Only the lines from the start of the data through the line containing "const FONT = 'Lato';" should be written out, exactly as they are, with both ends included and the pictures left out.

------------------------------------------------

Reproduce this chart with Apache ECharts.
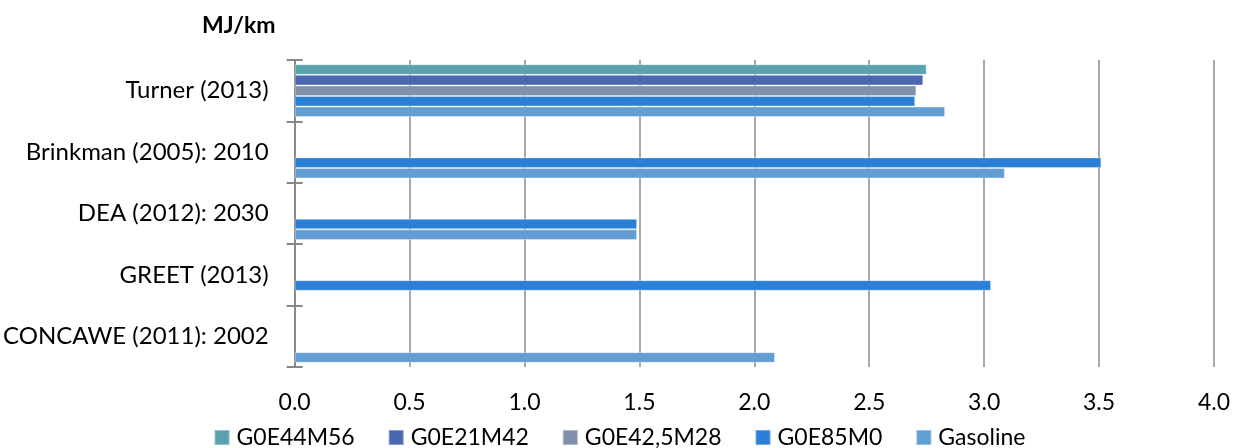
<!DOCTYPE html>
<html><head><meta charset="utf-8">
<script src="https://cdn.jsdelivr.net/npm/echarts@6/dist/echarts.min.js"></script>
<style>html,body{margin:0;padding:0;background:#fff}#c{width:1239px;height:448px}</style>
</head><body><div id="c"></div>
<script>
const categories = ['Turner (2013)', 'Brinkman (2005): 2010', 'DEA (2012): 2030', 'GREET (2013)', 'CONCAWE (2011): 2002'];
const seriesNames = ['G0E44M56', 'G0E21M42', 'G0E42,5M28', 'G0E85M0', 'Gasoline'];
const G0E44M56 = [2.75, null, null, null, null];
const G0E21M42 = [2.735, null, null, null, null];
const G0E42_5M28 = [2.705, null, null, null, null];
const G0E85M0 = [2.70, 3.51, 1.49, 3.03, null];
const Gasoline = [2.83, 3.09, 1.49, null, 2.09];
const xTicks = [0, 0.5, 1.0, 1.5, 2.0, 2.5, 3.0, 3.5, 4.0];
const colors = ['#5AA2AE', '#4A67B0', '#8191A9', '#2B7FD7', '#629ED3'];
const values = [G0E44M56, G0E21M42, G0E42_5M28, G0E85M0, Gasoline];
const FONT = 'Lato';

const chart = echarts.init(document.getElementById('c'), null, {renderer: 'canvas'});
chart.setOption({
  animation: false,
  color: colors,
  title: {
    text: 'MJ/km', left: 197, top: 9,
    textStyle: {fontFamily: FONT, fontWeight: 'bold', fontSize: 23, color: '#000'}
  },
  legend: {
    data: seriesNames, left: 'center', top: 421,
    itemWidth: 15, itemHeight: 15, itemGap: 33, icon: 'rect',
    textStyle: {fontFamily: FONT, fontSize: 23, color: '#000', padding: [0, 0, 0, 2]}
  },
  grid: {left: 294, right: 25, top: 60, bottom: 81, containLabel: false},
  xAxis: {
    type: 'value', min: 0, max: 4, interval: 0.5,
    axisLine: {show: false}, axisTick: {show: false},
    splitLine: {show: true, lineStyle: {color: '#8c8c8c', width: 1.5}},
    axisLabel: {
      margin: 24, fontFamily: FONT, fontSize: 23, color: '#000',
      formatter: v => xTicks.includes(v) ? v.toFixed(1) : ''
    }
  },
  yAxis: [{
    type: 'category', data: categories, inverse: true,
    axisLine: {show: true, lineStyle: {color: '#888', width: 2}},
    axisTick: {show: true, length: 8, lineStyle: {color: '#888', width: 2}},
    axisLabel: {margin: 26, fontFamily: FONT, fontSize: 24, color: '#000'}
  }, {
    type: 'category', data: categories, inverse: true, position: 'left',
    axisLine: {show: false},
    axisTick: {show: true, inside: true, length: 8, lineStyle: {color: '#888', width: 2}},
    axisLabel: {show: false}
  }],
  series: seriesNames.map((n, i) => ({
    name: n, type: 'bar', data: values[i],
    barGap: '0%', barCategoryGap: '14%',
    itemStyle: {color: colors[i], borderColor: 'rgba(255,255,255,0.35)', borderWidth: 1}
  }))
});
</script></body></html>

------------------------------------------------

> [RESULT OF THIS EXERCISE]
Reproduce this chart with Apache ECharts.
<!DOCTYPE html>
<html><head><meta charset="utf-8">
<script src="https://cdn.jsdelivr.net/npm/echarts@6/dist/echarts.min.js"></script>
<style>html,body{margin:0;padding:0;background:#fff}#c{width:1239px;height:448px}</style>
</head><body><div id="c"></div>
<script>
const categories = ['Turner (2013)', 'Brinkman (2005): 2010', 'DEA (2012): 2030', 'GREET (2013)', 'CONCAWE (2011): 2002'];
const seriesNames = ['G0E44M56', 'G0E21M42', 'G0E42,5M28', 'G0E85M0', 'Gasoline'];
const G0E44M56 = [2.75, null, null, null, null];
const G0E21M42 = [2.735, null, null, null, null];
const G0E42_5M28 = [2.705, null, null, null, null];
const G0E85M0 = [2.70, 3.51, 1.49, 3.03, null];
const Gasoline = [2.83, 3.09, 1.49, null, 2.09];
const xTicks = [0, 0.5, 1.0, 1.5, 2.0, 2.5, 3.0, 3.5, 4.0];
const colors = ['#5AA2AE', '#4A67B0', '#8191A9', '#2B7FD7', '#629ED3'];
const values = [G0E44M56, G0E21M42, G0E42_5M28, G0E85M0, Gasoline];
const FONT = 'Lato';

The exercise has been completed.